Dictionary of Australian Biography

PIGOT, EDWARD FRANCIS (18581929)

astronomer and seismologist
was born at Dundrum, Ireland, on 18 September 1858. He graduated B.A. and M.B. at Trinity College, Dublin, and after a post-graduate course at London practised at Dublin for some years as a physician. He then entered the Jesuit order, and coming to Australia about 1890 was appointed science master at Riverview College, Sydney. In 1899 he went to China as a missionary, but his health broke down and for six years he was attached to the observatories of Zi-kai-wei and Zo-se near Shanghai. His interest in astronomy had been aroused when, as a student at Dublin, he had attended lectures given by Sir Robert Ball. He returned to Sydney in 1905 and took up his old position at Riverview.There he founded an observatory which though ill-equipped at first (it was not Until 1922 that he had a first-rate telescope), eventually became widely known. Pigot had given particular attention to seismology, and in 1914 visited Europe as a delegate of the Commonwealth government to the international seismological congress which was to have been held at Petrograd, but had to be abandoned on account of the war. He was elected a member of the Australian national research council in 1921, and was a delegate to the International Astronomical Union at Rome in 1922, and the Pan-Pacific Science Congress at Tokyo in 1926. He was a past president of the New South Wales section of the British Astronomical Association, and was a member of the council of the Royal Society of New South Wales for seven Years from 1921. He died at Sydney on 22 May 1929.
Pigot was a man of somewhat frail physique, with many interests and great learning.
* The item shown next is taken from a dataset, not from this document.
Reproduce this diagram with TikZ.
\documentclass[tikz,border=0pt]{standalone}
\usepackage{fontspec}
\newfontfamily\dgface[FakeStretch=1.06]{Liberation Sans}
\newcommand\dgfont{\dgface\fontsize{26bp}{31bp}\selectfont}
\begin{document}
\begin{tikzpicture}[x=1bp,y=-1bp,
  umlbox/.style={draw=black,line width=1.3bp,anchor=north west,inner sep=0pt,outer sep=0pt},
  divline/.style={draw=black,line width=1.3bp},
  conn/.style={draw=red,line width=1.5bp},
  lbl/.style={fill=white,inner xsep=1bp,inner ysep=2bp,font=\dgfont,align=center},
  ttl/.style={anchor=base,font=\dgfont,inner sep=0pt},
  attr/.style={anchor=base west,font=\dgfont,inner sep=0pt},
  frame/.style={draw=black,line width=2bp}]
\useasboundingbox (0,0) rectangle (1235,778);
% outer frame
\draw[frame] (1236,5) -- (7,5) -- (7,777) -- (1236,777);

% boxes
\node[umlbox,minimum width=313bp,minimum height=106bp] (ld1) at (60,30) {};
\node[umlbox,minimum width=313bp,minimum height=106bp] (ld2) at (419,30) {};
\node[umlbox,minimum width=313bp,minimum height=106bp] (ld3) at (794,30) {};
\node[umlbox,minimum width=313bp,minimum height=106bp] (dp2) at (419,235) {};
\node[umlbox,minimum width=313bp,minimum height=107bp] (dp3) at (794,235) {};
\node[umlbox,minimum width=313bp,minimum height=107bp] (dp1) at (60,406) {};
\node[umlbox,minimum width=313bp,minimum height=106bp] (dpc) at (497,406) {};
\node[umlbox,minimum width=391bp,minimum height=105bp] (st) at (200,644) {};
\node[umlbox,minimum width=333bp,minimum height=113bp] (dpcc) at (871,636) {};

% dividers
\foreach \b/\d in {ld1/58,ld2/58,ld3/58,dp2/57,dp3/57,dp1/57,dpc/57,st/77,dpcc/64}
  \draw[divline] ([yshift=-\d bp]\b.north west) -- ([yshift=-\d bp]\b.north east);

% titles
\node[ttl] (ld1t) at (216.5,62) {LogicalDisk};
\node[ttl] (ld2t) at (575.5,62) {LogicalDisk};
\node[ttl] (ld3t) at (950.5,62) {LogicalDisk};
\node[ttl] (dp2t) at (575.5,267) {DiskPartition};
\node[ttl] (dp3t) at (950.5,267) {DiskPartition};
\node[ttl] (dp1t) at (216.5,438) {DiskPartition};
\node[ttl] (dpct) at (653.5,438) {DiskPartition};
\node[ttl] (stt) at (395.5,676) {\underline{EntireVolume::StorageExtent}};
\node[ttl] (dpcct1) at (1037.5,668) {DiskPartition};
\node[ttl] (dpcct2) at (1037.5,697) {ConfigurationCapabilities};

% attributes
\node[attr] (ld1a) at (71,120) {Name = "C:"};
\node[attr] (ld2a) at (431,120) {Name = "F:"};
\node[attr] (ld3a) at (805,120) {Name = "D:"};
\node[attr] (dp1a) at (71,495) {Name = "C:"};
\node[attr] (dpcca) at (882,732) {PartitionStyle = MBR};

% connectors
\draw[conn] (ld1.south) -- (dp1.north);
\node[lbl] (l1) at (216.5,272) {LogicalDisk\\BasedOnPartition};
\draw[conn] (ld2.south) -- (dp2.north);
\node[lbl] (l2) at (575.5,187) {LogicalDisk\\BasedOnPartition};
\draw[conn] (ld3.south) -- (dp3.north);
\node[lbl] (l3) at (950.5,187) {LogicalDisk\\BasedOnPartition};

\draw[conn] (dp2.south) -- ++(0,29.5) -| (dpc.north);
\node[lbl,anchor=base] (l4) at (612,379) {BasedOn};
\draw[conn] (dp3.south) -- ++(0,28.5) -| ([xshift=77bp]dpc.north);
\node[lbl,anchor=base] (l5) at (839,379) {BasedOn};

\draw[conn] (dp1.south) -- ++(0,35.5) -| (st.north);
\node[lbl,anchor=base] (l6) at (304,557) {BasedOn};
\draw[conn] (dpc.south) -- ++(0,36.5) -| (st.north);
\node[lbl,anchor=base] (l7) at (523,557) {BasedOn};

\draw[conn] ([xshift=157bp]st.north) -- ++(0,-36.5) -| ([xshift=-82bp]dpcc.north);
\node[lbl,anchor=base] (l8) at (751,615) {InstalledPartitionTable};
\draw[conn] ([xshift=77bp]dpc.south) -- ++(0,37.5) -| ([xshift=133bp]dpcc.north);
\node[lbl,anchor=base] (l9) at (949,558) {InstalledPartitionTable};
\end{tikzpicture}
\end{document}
He was an excellent musician, had a charming personality, and was much loved. For many years he devoted himself to his observatory, and partly by personal sacrifice got together the collection of instruments which enabled it to be ranked among the best seismological observatories in the world. His own work in this direction was of the highest order, and towards the end of his life he was engaged in research in weather problems of great interest. He believed that eventually it might be possible to considerably increase the range and certainty of weather forecasting, by the systematic collaboration of meteorologists and astronomers in different parts of the world.
Journal and Proceedings Royal Society of New South Wales, 1930, p. 5;The Sydney Morning Herald, 22 and 23 May 1929;The Advocate, 30 May 1929.